Does having Joe Philbin at head coach present the Dolphins with a disadvantage at the start of each game?

Kirby Lee-USA TODAY Sports

People often say that NFL players are professionals. That they should have enough self-motivation to play with energy every Sunday.

This is true.

But does it put players at a disadvantage to not have the benefit of an energetic coach? Does it put them at a disadvantage to have to hype themselves up instead of having the luxury of relying on a motivating coach to get them pumped for the very first snap?

Does having the lethargic Joe Philbin as a head coach put Miami Dolphin players at a disadvantage? To be clear, this is not a conversation about X's and O's or football knowledge.

Let's look at the evidence.

Miami has started slow in each of the team's five games this season. The Dolphins have scored only 10 combined points in the first quarter of games this season. That's five quarters with only 10 points. What may be worse is that the Dolphins defense has allowed 30 points in first quarters this season.

This could mean that Philbin and his staff's scripted gameplan is no good and that success starts to come when the coaching staff adjusts. But that's not the way it translates on the field. Dolphin players are often times simply out-executed early in games, which shows lack of preparation throughout the week and lack of intensity.

The lack of energy and intensity early reflects on Philbin. It exposes one of the many holes in his coaching style. The man is not fiery. His team does not play with desire and passion.

Motivation comes in many forms. But the most foolproof form is by being loud and animated (remember, these people are playing a game). Just ask Mike Dikta and Jim Harbaugh, who have both had controversies involving their locker rooms but always found a way to get their guys ready to go.

Philbin's inability to fire his team up early shows on the football field. The team reflects his idle attitude early in games.

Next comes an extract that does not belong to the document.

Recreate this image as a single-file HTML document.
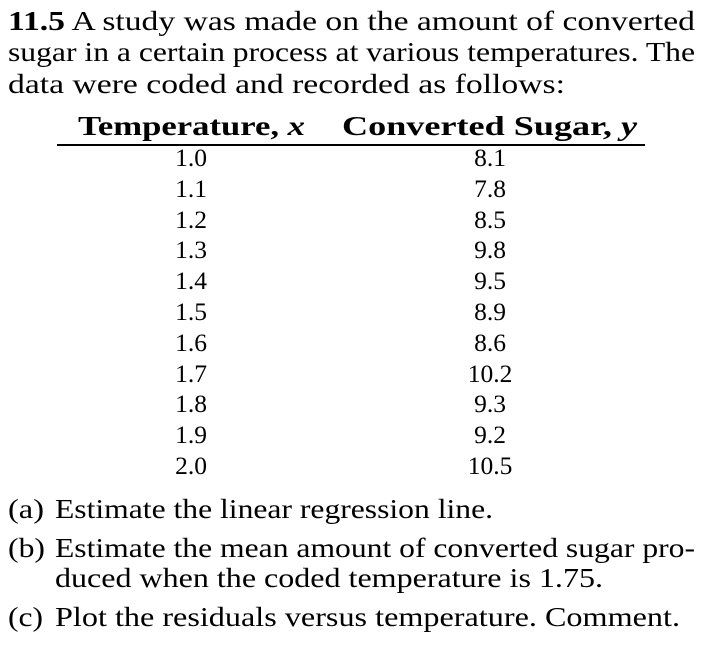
<!DOCTYPE html>
<html><head><meta charset="utf-8"><style>
body{margin:0;background:#fff;width:720px;height:653px;position:relative;overflow:hidden;font-family:"Liberation Serif",serif;color:#000;}
.l{position:absolute;font-size:27px;line-height:1;white-space:nowrap;transform-origin:0 0;}
.c{position:absolute;font-size:25.5px;line-height:1;text-align:center;}
.rule{position:absolute;left:57px;width:588px;top:144px;height:1.5px;background:#000;}
</style></head><body>
<div>
<div class="l fit" data-w="687" style="left:8px;top:8px;"><b>11.5</b> A study was made on the amount of converted</div>
<div class="l fit" data-w="687" style="left:8px;top:39px;">sugar in a certain process at various temperatures. The</div>
<div class="l fit" data-w="557" style="left:8px;top:71px;">data were coded and recorded as follows:</div>
</div>
<div>
<div class="l fit" data-w="227" style="left:78px;top:113px;font-weight:bold;">Temperature, <i>x</i></div>
<div class="l fit" data-w="295" style="left:342px;top:113px;font-weight:bold;">Converted Sugar, <i>y</i></div>
<div class="rule"></div>
<div id="rows"></div>
</div>
<div>
<div class="l fit" data-w="36" style="left:8px;top:496px;">(a)</div>
<div class="l fit" data-w="438" style="left:55px;top:496px;">Estimate the linear regression line.</div>
<div class="l fit" data-w="37" style="left:8px;top:535px;">(b)</div>
<div class="l fit" data-w="640" style="left:55px;top:535px;">Estimate the mean amount of converted sugar pro-</div>
<div class="l fit" data-w="548" style="left:55px;top:565px;">duced when the coded temperature is 1.75.</div>
<div class="l fit" data-w="35" style="left:8px;top:604px;">(c)</div>
<div class="l fit" data-w="625" style="left:55px;top:604px;">Plot the residuals versus temperature. Comment.</div>
</div>
<script>
const xs=["1.0","1.1","1.2","1.3","1.4","1.5","1.6","1.7","1.8","1.9","2.0"];
const ys=["8.1","7.8","8.5","9.8","9.5","8.9","8.6","10.2","9.3","9.2","10.5"];
const rows=document.getElementById('rows');
xs.forEach((x,i)=>{
 const top=145+i*30.8;
 const a=document.createElement('div');a.className='c';a.style.left='141px';a.style.width='100px';a.style.top=top+'px';a.textContent=x;
 
 
 rows.appendChild(a);
 const b=document.createElement('div');b.className='c';b.style.left='440px';b.style.width='100px';b.style.top=top+'px';b.textContent=ys[i];
 
 
 rows.appendChild(b);
});
document.querySelectorAll('.fit').forEach(el=>{
 const w=el.getBoundingClientRect().width;
 el.style.transform='scaleX('+(parseFloat(el.dataset.w)/w)+')';
});
</script>
</body></html>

Calculated and controlled can (and does) win football games. But it must come with intensity in a league as violent as the NFL.

Joe Philbin knows how to run a disciplined team, as evidenced by the Dolphins being top five in least amount of penalties committed in each of his three years with the team (and his notorious bed checks during training camp). But does he know how to coach a winning team? How to motivate his troops for battle every Sunday? How to be a major contributor to the team's success instead of an easy target after losses?

With the evidence that has been presented I ask you-- does having Joe Philbin as head coach put the Dolphins at a disadvantage?